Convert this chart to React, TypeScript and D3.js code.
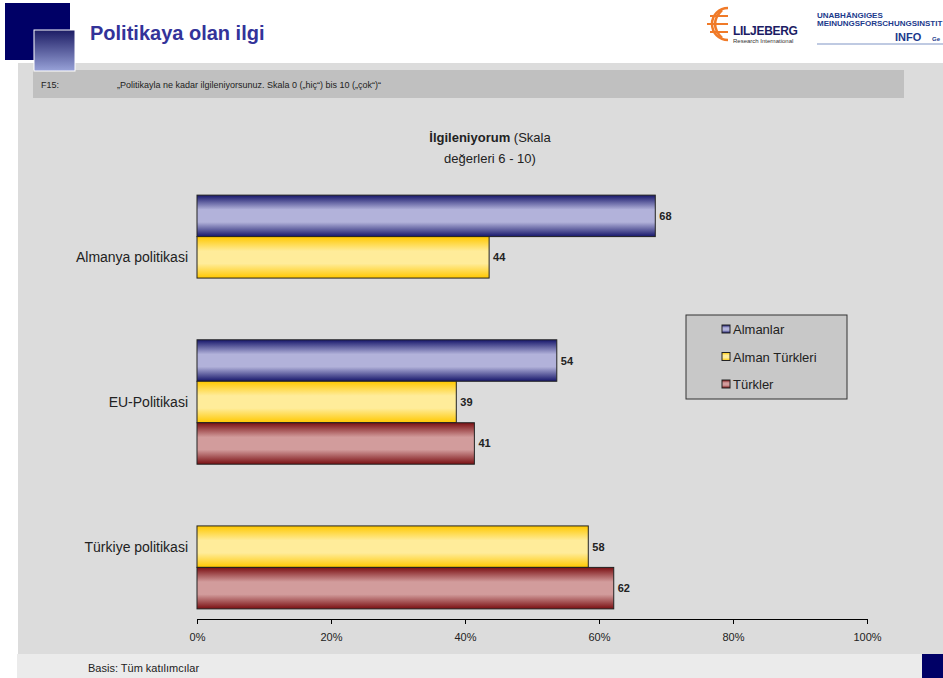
import * as React from 'react';
import { scaleBand, scaleLinear, axisBottom, select } from 'd3';

const categories = ['Almanya politikasi', 'EU-Politikasi', 'Türkiye politikasi'];
const seriesNames = ['Almanlar', 'Alman Türkleri', 'Türkler'];
// null = no bar in that slot; labels show rounded values
const almanlar: (number | null)[] = [68.4, 53.7, null];
const almanTurkleri: (number | null)[] = [43.6, 38.7, 58.4];
const turkler: (number | null)[] = [null, 41.4, 62.2];
const tickValues = [0, 20, 40, 60, 80, 100];

const seriesValues = [almanlar, almanTurkleri, turkler];
const gradients = [
    { id: 'gBlue', edge: '#16166a', mid: '#b2b2da' },
    { id: 'gYellow', edge: '#ffc800', mid: '#ffec9a' },
    { id: 'gRed', edge: '#7a0f12', mid: '#d29c9c' },
];

const W = 943, H = 678;
const margin = { left: 197, right: 76, top: 185, bottom: 60 };

const App = () => {
    const axisRef = React.useRef<SVGGElement>(null);

    const x = scaleLinear().domain([0, 100]).range([margin.left, W - margin.right]);
    const y = scaleBand().domain(categories).range([margin.top, H - margin.bottom + 1]).paddingInner(0.14).paddingOuter(0.07);
    const ySub = scaleBand().domain(seriesNames).range([0, y.bandwidth()]);

    React.useEffect(() => {
        if (!axisRef.current) return;
        const g = select(axisRef.current);
        g.call(axisBottom(x).tickValues(tickValues).tickSize(5).tickSizeOuter(5).tickFormat(d => `${d}%`) as any);
        g.select('.domain').attr('stroke', '#000');
        g.selectAll('line').attr('stroke', '#000');
        g.selectAll('text').attr('fill', '#222').attr('dy', '1.3em')
            .style('font-family', 'Liberation Sans, Arial, sans-serif').style('font-size', '11px');
    }, []);

    const font = 'Liberation Sans, Arial, sans-serif';

    return (
        <svg width={W} height={H} style={{ position: 'absolute', left: 0, top: 0 }} fontFamily={font}>
            <defs>
                {gradients.map(gr => (
                    <linearGradient key={gr.id} id={gr.id} x1="0" y1="0" x2="0" y2="1">
                        <stop offset="0%" stopColor={gr.edge} />
                        <stop offset="35%" stopColor={gr.mid} />
                        <stop offset="65%" stopColor={gr.mid} />
                        <stop offset="100%" stopColor={gr.edge} />
                    </linearGradient>
                ))}
                <linearGradient id="sq" x1="0" y1="0" x2="0" y2="1">
                    <stop offset="0%" stopColor="#1c1c64" />
                    <stop offset="100%" stopColor="#98a2d8" />
                </linearGradient>
            </defs>
            <rect x={0} y={0} width={W} height={H} fill="#fff" />
            {/* header */}
            <rect x={5} y={3} width={65} height={57} fill="#000066" />
            <rect x={18} y={63} width={W - 18} height={591} fill="#dcdcdc" />
            <rect x={33} y={70} width={871} height={28} fill="#c0c0c0" />
            <rect x={34} y={30} width={41} height={41} fill="url(#sq)" stroke="#fff" strokeWidth={1} />
            <text x={90} y={40} fontSize={20} fontWeight="bold" fill="#333399">Politikaya olan ilgi</text>
            <text x={41} y={88} fontSize={9} fill="#222">F15:</text>
            <text x={117} y={88} fontSize={9} fill="#222">„Politikayla ne kadar ilgileniyorsunuz. Skala 0 („hiç“) bis 10 („çok“)“</text>
            {/* logos */}
            <g fill="none" stroke="#f07a28" strokeWidth={2.5}>
                <path d="M728,8 A16,16 0 1 0 728,40" />
                <path d="M722,10 Q708,24 722,38" />
                <path d="M710,16 L728,16 M707,24 L728,24 M710,32 L728,32" strokeWidth={2} />
            </g>
            <text x={733} y={35} fontSize={12} fontWeight="bold" fill="#1c1c64" letterSpacing={-0.3}>LILJEBERG</text>
            <text x={733} y={43} fontSize={6} fill="#333">Research International</text>
            <text x={817} y={18} fontSize={8} fontWeight="bold" fill="#1c3a8c">UNABHÄNGIGES</text>
            <text x={817} y={26} fontSize={8} fontWeight="bold" fill="#1c3a8c">MEINUNGSFORSCHUNGSINSTIT</text>
            <text x={895} y={41} fontSize={11} fontWeight="bold" fill="#1c3a8c">INFO</text>
            <text x={932} y={41} fontSize={6} fontWeight="bold" fill="#1c3a8c">Ge</text>
            <line x1={817} y1={44} x2={943} y2={44} stroke="#aab8d8" strokeWidth={1.5} />
            {/* chart title */}
            <text x={490} y={142} fontSize={13} textAnchor="middle" fill="#222">
                <tspan fontWeight="bold">İlgileniyorum</tspan> (Skala
            </text>
            <text x={490} y={163} fontSize={13} textAnchor="middle" fill="#222">değerleri 6 - 10)</text>
            {/* bars */}
            {categories.map((c, ci) => (
                <g key={c}>
                    <text x={188} y={(y(c) || 0) + y.bandwidth() / 2 + 5} fontSize={14} textAnchor="end" fill="#222">{c}</text>
                    {seriesValues.map((vals, si) => {
                        const v = vals[ci];
                        if (v === null) return null;
                        const by = (y(c) || 0) + (ySub(seriesNames[si]) || 0);
                        return (
                            <g key={si}>
                                <rect x={x(0)} y={by} width={x(v) - x(0)} height={ySub.bandwidth()}
                                    fill={`url(#${gradients[si].id})`} stroke="#222" strokeWidth={1} />
                                <text x={x(v) + 4} y={by + ySub.bandwidth() / 2 + 4} fontSize={11} fontWeight="bold" fill="#222">{Math.round(v)}</text>
                            </g>
                        );
                    })}
                </g>
            ))}
            <g ref={axisRef} transform={`translate(0,${H - margin.bottom + 1})`} />
            {/* legend */}
            <rect x={686} y={315} width={161} height={84} fill="#c8c8c8" stroke="#333" strokeWidth={1} />
            {seriesNames.map((s, i) => (
                <g key={s}>
                    <rect x={722} y={325 + i * 27.5} width={8} height={8} fill={`url(#${gradients[i].id})`} stroke="#222" strokeWidth={1} />
                    <text x={733} y={334 + i * 27.5} fontSize={13} fill="#222">{s}</text>
                </g>
            ))}
            {/* footer */}
            <rect x={17} y={654} width={905} height={24} fill="#ebebeb" />
            <rect x={922} y={654} width={21} height={24} fill="#000066" />
            <text x={88} y={672} fontSize={11} fill="#222">Basis: Tüm katılımcılar</text>
        </svg>
    );
};

export default App;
*-*-*
» **What you will do**
Restate exactly, please, only the lines between the start of the data and the line containing "185, bottom: 60", both ends included, skipping the pictures.

» **Solution**
Convert this chart to React, TypeScript and D3.js code.
import * as React from 'react';
import { scaleBand, scaleLinear, axisBottom, select } from 'd3';

const categories = ['Almanya politikasi', 'EU-Politikasi', 'Türkiye politikasi'];
const seriesNames = ['Almanlar', 'Alman Türkleri', 'Türkler'];
// null = no bar in that slot; labels show rounded values
const almanlar: (number | null)[] = [68.4, 53.7, null];
const almanTurkleri: (number | null)[] = [43.6, 38.7, 58.4];
const turkler: (number | null)[] = [null, 41.4, 62.2];
const tickValues = [0, 20, 40, 60, 80, 100];

const seriesValues = [almanlar, almanTurkleri, turkler];
const gradients = [
    { id: 'gBlue', edge: '#16166a', mid: '#b2b2da' },
    { id: 'gYellow', edge: '#ffc800', mid: '#ffec9a' },
    { id: 'gRed', edge: '#7a0f12', mid: '#d29c9c' },
];

const W = 943, H = 678;
const margin = { left: 197, right: 76, top: 185, bottom: 60 };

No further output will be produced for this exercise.